Ellen Bakulina

Academic title(s): 

Associate Professor

Ellen Bakulina
Department: 
Music Research
Area(s): 
Music Theory
Contact Information
Email address: 
ellen.bakulina [at] mcgill.ca
Group: 
Faculty
Office: 
A616
Biography: 

Ellen Bakulina is Associate Professor of Music Theory in the Department of Music Research at the Schulich School of Music of McGill University. Dr. Bakulina specializes in tonal music; her specific areas of expertise include form analysis, meter studies, theories of tonality, Schenkerian analysis, Russian music and music theory, and the music of Sergei Rachmaninoff. She has degrees from the College of the Moscow Tchaikovsky Conservatory (theory, 2003), McGill (BMus 2007 and MA 2010), and the CUNY Graduate Center (PhD 2015). Her doctoral dissertation, on Rachmaninoff’s All-Night Vigil and theories of tonal pairing, was supported by a grant from the Social Sciences and Humanities Research Council of Canada.

Before McGill, Bakulina taught at Brooklyn College (CUNY), the Yale Department of Music, and the University of North Texas. She has taught a broad range of graduate and undergraduate courses; additionally, she served as coordinator of the first-year musicianship program at Yale, and at UNT supervised doctoral dissertations and a Master’s thesis.

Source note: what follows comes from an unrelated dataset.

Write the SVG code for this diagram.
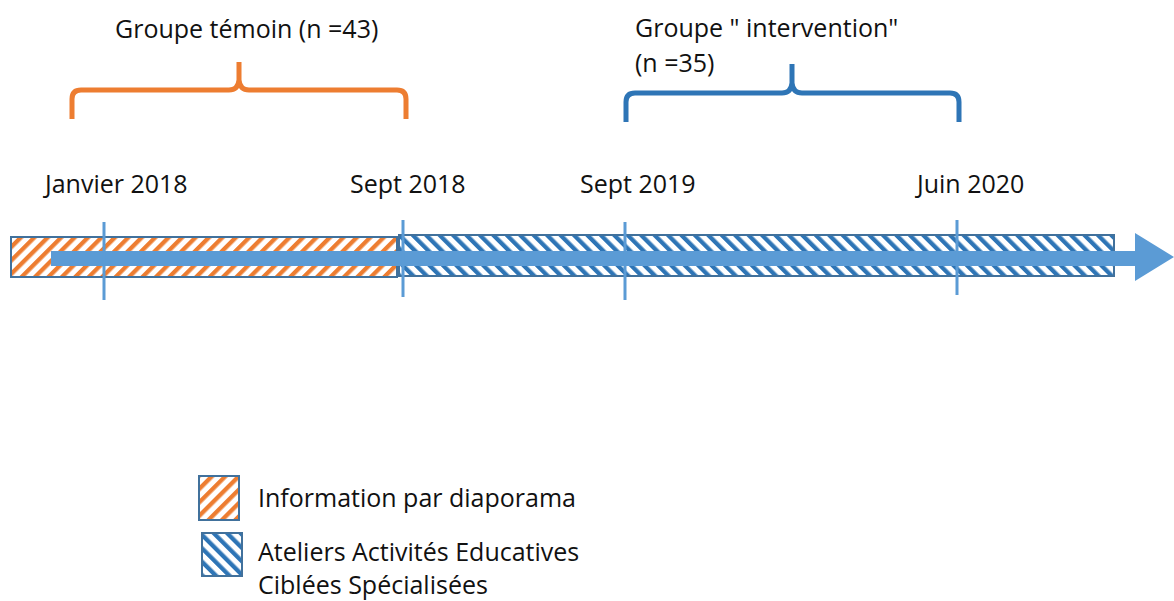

Bakulina has published articles in various peer-review journals (including the Journal of Music Theory, Music Theory Online, Intersections, Theory and Practice, Integral, and Theoria), as well as in the edited collection Analytical Approaches to 20th-Century Russian Music, and she regularly peer-reviews articles and books by others. She has presented numerous papers at the Society for Music Theory and various international and regional conferences, including MusCan and EuroMAC. She has given guest lectures at the Texas State University San Marcos, Texas Tech University, Lubbock, and at the Schulich School. For SMT, Ellen has chaired the Russian Music Theory Interest Group (2019–22) and served on the Professional Development Committee (2018–21); she will join the Graduate Student Paper Award Committee in 2022.

Ellen is a pianist and a choral singer. As a chorister, she has performed with the MSO chorus, Choeur St. Laurent, and Orpheus Singers. She also loves historical sewing and is a self-taught player on the Celtic harp.